| My RFC was much earlier in 2018 https://github.com/NixOS/rfcs/pull/34 Lack of supply chain integrity controls as a means to reduce contribution friction to maximize the number of packages contributed is a perfectly valid strategy for a workstation distribution targeted at hobby developers. Volunteers can do what they want, so that RFC convinced me stagex needed to exist for high security use cases, as Nix was explicitly not interested in those. This is all fine. The reason I speak in a tone of frustration whenever Nix comes up is because as a security auditor I regularly see Nix used to protect billions of dollars in value or human lives. Sysadmins uneducated on supply chain integrity just assume Nix does security basics and has some sort of web of trust solution like even OG distros like Debian, but that is just not the case. Nix maintainers did not ask to be responsible for human lives and billions in value, but they are, and people will target them over it. I am afraid this is going to get people hurt. https://github.com/jlopp/physical-bitcoin-attacks Nix choosing low supply chain security to maximize the total number of packages endangers themselves and others every time someone ignorantly deploys nix for high value applications.
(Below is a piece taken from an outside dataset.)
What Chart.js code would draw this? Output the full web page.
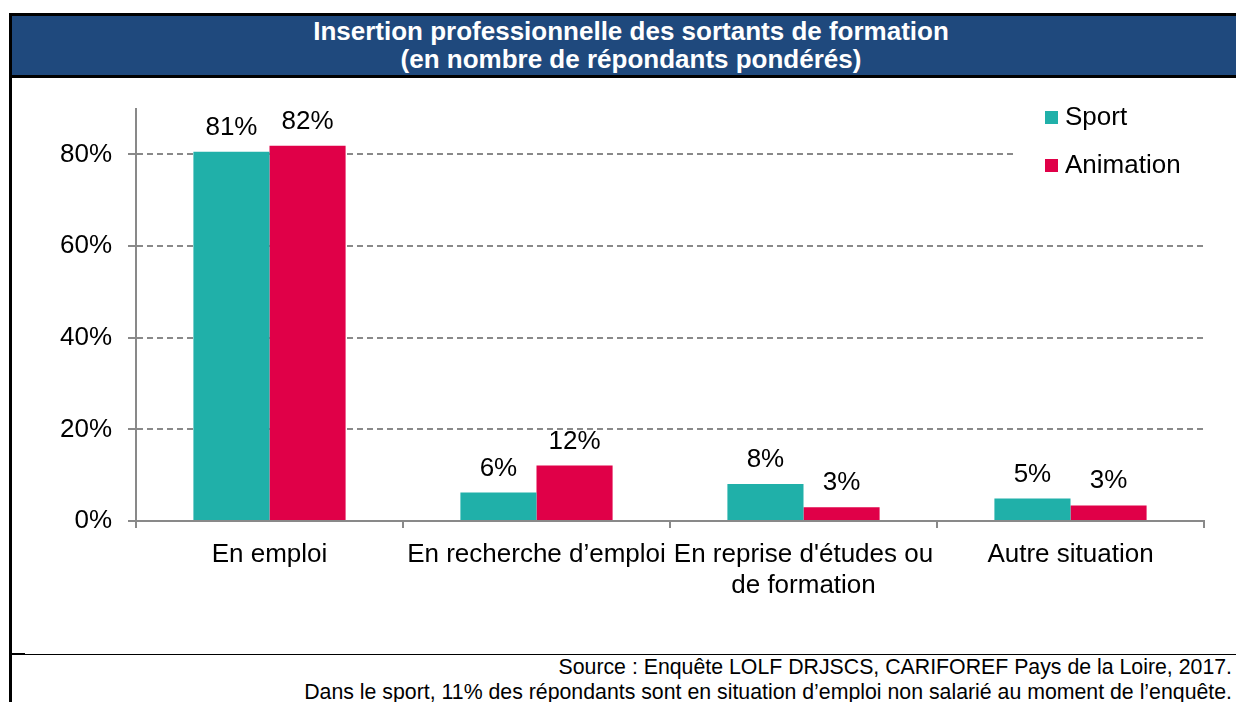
<!DOCTYPE html>
<html lang="fr">
<head>
    <meta charset="UTF-8">
    <title>Insertion professionnelle</title>
    <script src="https://cdn.jsdelivr.net/npm/chart.js"></script>
    <style>
        body { margin: 0; width: 1236px; height: 702px; overflow: hidden; background: #fff; position: relative; font-family: "Liberation Sans", Arial, sans-serif; }
        .cadre { position: absolute; left: 9px; top: 13px; width: 1240px; height: 700px; border-left: 3px solid #000; border-top: 3px solid #000; }
        .titre { position: absolute; left: 12px; top: 16px; width: 1238px; height: 58px; background: #1F497D; border-bottom: 3px solid #000;
                 color: #fff; font-weight: bold; font-size: 26px; line-height: 28px; text-align: center; padding-top: 1px; box-sizing: content-box; }
        .ligne { position: absolute; left: 12px; top: 654px; width: 1230px; border-top: 1px solid #000; }
        .stub { position: absolute; left: 12px; top: 653px; width: 13px; border-top: 2px solid #000; }
        .source { position: absolute; right: 4px; top: 655px; text-align: right; font-size: 21.3px; line-height: 25px; color: #000; white-space: nowrap; }
        #graph { position: absolute; left: 12px; top: 77px; }
    </style>
</head>
<body>
    <div class="cadre"></div>
    <div class="titre">Insertion professionnelle des sortants de formation<br>(en nombre de répondants pondérés)</div>
    <canvas id="graph" width="1224" height="576"></canvas>
    <div class="stub"></div>
    <div class="ligne"></div>
    <div class="source">Source : Enquête LOLF DRJSCS, CARIFOREF Pays de la Loire, 2017.<br>Dans le sport, 11% des répondants sont en situation d’emploi non salarié au moment de l’enquête.</div>

<script>
    // donnees
    var categories = [
        'En emploi',
        'En recherche d’emploi',
        ["En reprise d'études ou", 'de formation'],
        'Autre situation'
    ];
    var sport = [80.6, 6.2, 8.1, 4.9];
    var animation = [81.9, 12.1, 3.0, 3.4];
    var yTicks = [0, 20, 40, 60, 80];

    var police = '"Liberation Sans", Arial, sans-serif';
    var gris = '#898989';

    // etiquettes au-dessus des barres
    var etiquettes = {
        id: 'etiquettes',
        afterDatasetsDraw: function(chart) {
            var ctx = chart.ctx;
            ctx.save();
            ctx.font = '26px ' + police;
            ctx.fillStyle = '#000';
            ctx.textAlign = 'center';
            ctx.textBaseline = 'alphabetic';
            chart.data.datasets.forEach(function(ds, i) {
                chart.getDatasetMeta(i).data.forEach(function(bar, j) {
                    ctx.fillText(Math.round(ds.data[j]) + '%', bar.x, bar.y - 17);
                });
            });
            ctx.restore();
        }
    };

    // legende en haut a droite, fond blanc
    var legende = {
        id: 'legende',
        afterDraw: function(chart) {
            var ctx = chart.ctx;
            ctx.save();
            ctx.fillStyle = '#fff';
            ctx.fillRect(1003, 22, 221, 92);
            ctx.font = '26px ' + police;
            ctx.textBaseline = 'middle';
            chart.data.datasets.forEach(function(ds, i) {
                var y = 34 + i * 48;
                ctx.fillStyle = ds.backgroundColor;
                ctx.fillRect(1033, y, 13, 13);
                ctx.fillStyle = '#000';
                ctx.fillText(ds.label, 1053, y + 7);
            });
            ctx.restore();
        }
    };

    new Chart(document.getElementById('graph'), {
        type: 'bar',
        data: {
            labels: categories,
            datasets: [
                { label: 'Sport', data: sport, backgroundColor: '#20B0A9' },
                { label: 'Animation', data: animation, backgroundColor: '#E00048' }
            ]
        },
        options: {
            responsive: false,
            animation: false,
            categoryPercentage: 0.57,
            barPercentage: 1,
            layout: { padding: { top: 30, right: 32, left: 0, bottom: 0 } },
            plugins: {
                legend: { display: false },
                tooltip: { enabled: false }
            },
            scales: {
                x: {
                    offset: true,
                    grid: { offset: true, drawOnChartArea: false, tickLength: 7, tickColor: gris, lineWidth: 2 },
                    border: { color: gris, width: 2 },
                    ticks: { color: '#000', font: { family: police, size: 26, lineHeight: 1.2 }, maxRotation: 0, autoSkip: false, padding: 11 },
                    afterFit: function(s) { s.height = 132; }
                },
                y: {
                    min: 0,
                    max: 90,
                    afterBuildTicks: function(s) {
                        s.ticks = yTicks.map(function(v) { return { value: v }; });
                    },
                    grid: {
                        color: function(c) { return c.tick && c.tick.value === 0 ? 'rgba(0,0,0,0)' : gris; },
                        lineWidth: 2,
                        tickLength: 8,
                        tickColor: gris,
                        tickBorderDash: []
                    },
                    border: { color: gris, width: 2, dash: [6, 4] },
                    ticks: {
                        color: '#000',
                        font: { family: police, size: 26 },
                        padding: 16,
                        callback: function(v) { return v + '%'; }
                    },
                    afterFit: function(s) { s.width = 124; }
                }
            }
        },
        plugins: [etiquettes, legende]
    });
</script>
</body>
</html>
If nix chooses to maintain their status quo of no commit signing, no review signing, no developer key pinning, and no independent reproducible build signing, they need to LOUDLY warn people seeking to build high risk systems about these choices. Even those basic supply chain controls which we use in stagex, are nowhere near enough, but they are the bare minimum for any distro seeking to be used in production. |
Effectively, you're building out an audited copy of nixpkgs on the same build engine, but with hardened configs. Write wrappers to validate git signatures when users update, and you got yourself a chain of trust on the source code distribution for your hardened nixpkg.
I'm sure you had reasons, I'm just interested to know your thought process.